As of the writing of this post, the first lunar eclipse of 2011 is underway, visible on at least part of every continent except North America. (Homo sapiens stuck in North America can view pictures and feeds of the eclipse on a number of websites, including Google's homepage.) It's the longest lunar eclipse since 2000. Like many other natural wonders, for centuries most people believed lunar eclipses to be heaven-sent omens, sometimes even changing the course of wars. Although these spectacles are no longer the scientific mysteries to the wider public that they once were (in spite of sports fans' determination to read the astronomical tea leaves), unlike other natural phenomena (floods or forest fires, for example), the patterns behind solar and lunar eclipses are so precise that astronomers can predict both future and past eclipses to the day, allowing astronomers to calculate the dates of ancient events.
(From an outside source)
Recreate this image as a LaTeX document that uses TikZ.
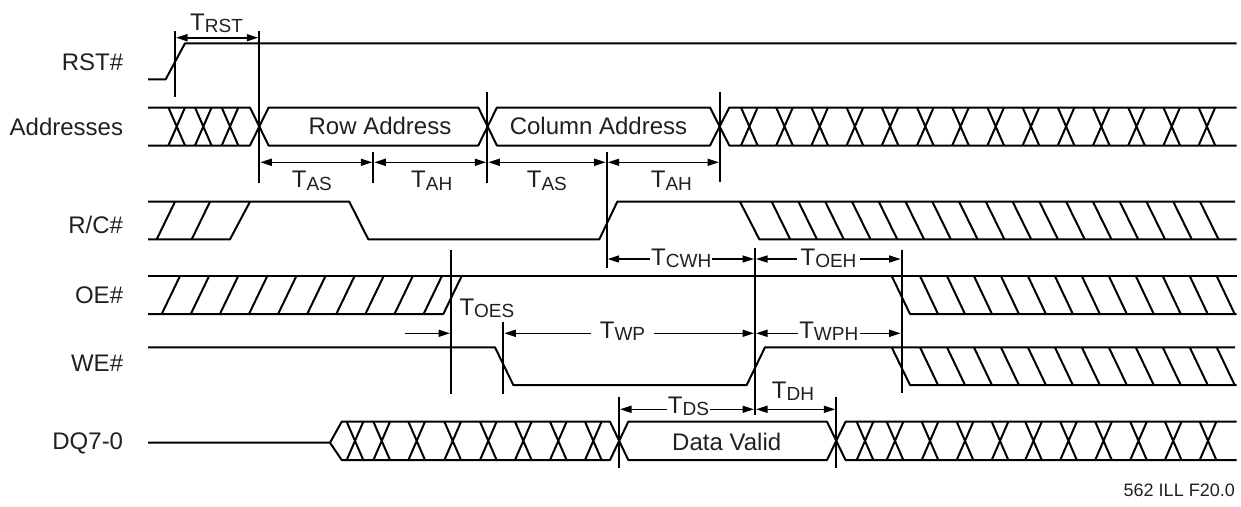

Four years ago, astronomers from Rockefeller University in New York sought to confirm a date for one of the earliest solar eclipses mentioned in human history. In the 20th book of Homer's Odyssey, the seer Theoklymenos warns Penelope's suitors of their impending deaths, and ends his prophecy thus:  "the sun is blotted out of heaven, and a blighting gloom is over all the land." Ancient scholars, including Heraclitus and Plutarch, have long noted that the line suggested a total solar eclipse. In 1926, astronomer Carl Schoch went so far as to suggest a specific date, April 16, 1178 BCE, but Homeric scholars have rarely given credence to the theory, believing it unlikely that Homer would know of a specific eclipse that occurred some five centuries before the story was composed as we know it today. To further test Schoch's proposed date, the authors analyzed the rest of the text for astronomical references, finding three: Odysseus navigating using the constellations Pleiades and Bootes (which only share the sky in March and September), Venus rising in the sky before dawn when Odysseus arrives at Ithaca, and a reference to the god Hermes traveling "far west to Ogygia" to deliver news, then "immediately travel[ing] back east." The authors argue that the third passage describes the planetary motion of Mercury (the Roman name for Hermes), which reverses course in the sky every 116 days. Because a new moon is necessary for a solar eclipse, the authors compared new moon dates between 1250 and 1150 (around when the real Trojan War is believed to have occurred) to the three conditions mentioned elsewhere in the epic. They found only one date that matched: April 16, 1178 BCE. Seems Homer knew his astronomy pretty well.